Scientists Control Light with 2-D Photonic Band Gap Material

Want to control light? Scientists have discovered a new way to do so. They've demonstrated the ability of two-dimensional disordered photonic band gap material to be a platform to control light in unprecedented ways. This could allow researchers to manipulate the flow and radiation of light by breaking away from the highly angular and constrained pathways for light. This, in turn, could help with the development of compact optical circuits for signal processing and telecommunications.

Photonic band gap materials help steer photons in the same way that semiconductors steer the flow of electrons in modern electronics. In order to do so, the materials block light of a certain energy so that it won't be able to propagate or exist in the material. While photonic band gap materials are rare in nature, they can be seen in the iridescent wings of some butterflies or on opals.

Scientists have long believed that a photonic band gap within constructed materials must rely on the reflection in layers of crystalline structures such as silicon crystals. But by using numerical simulations, the researchers predicted that it's possible to have photonic band gap in disordered structures.

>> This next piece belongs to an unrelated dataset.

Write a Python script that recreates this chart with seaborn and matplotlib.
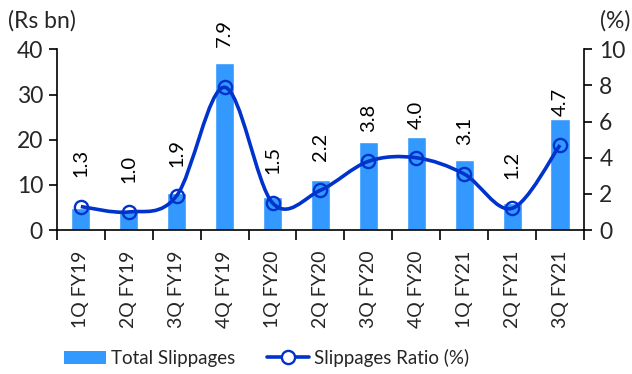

That's when the researchers got to work. They started with a "point pattern" to design the disordered materials. This design was then converted into a computer file for three-dimension printing of the base structure, with precise holes and slots that guided the assembly of alumina rods and sheets.

In the end, they created a disorderly material that wasn't limited to particular rotational symmetry--like an orderly periodic pattern. This means that the disorderly material could be built to be isotropic or look the same in all directions. This allows the scientists to choose any kind of bending or curved passes to direct the light's flow.

"Scientifically, it's terrific to prove that a disordered structure can have a photonic band gap, for all polarizations in all directions," said Weining Man, the lead researcher, in a news release.

The findings could help create future materials. Applications could include new materials that could be employed for more efficient solar panels and illuminated displays. However, it will be a long time before we see any of these practical applications.

The findings are published in the journal Proceedings of the National Academy of Sciences.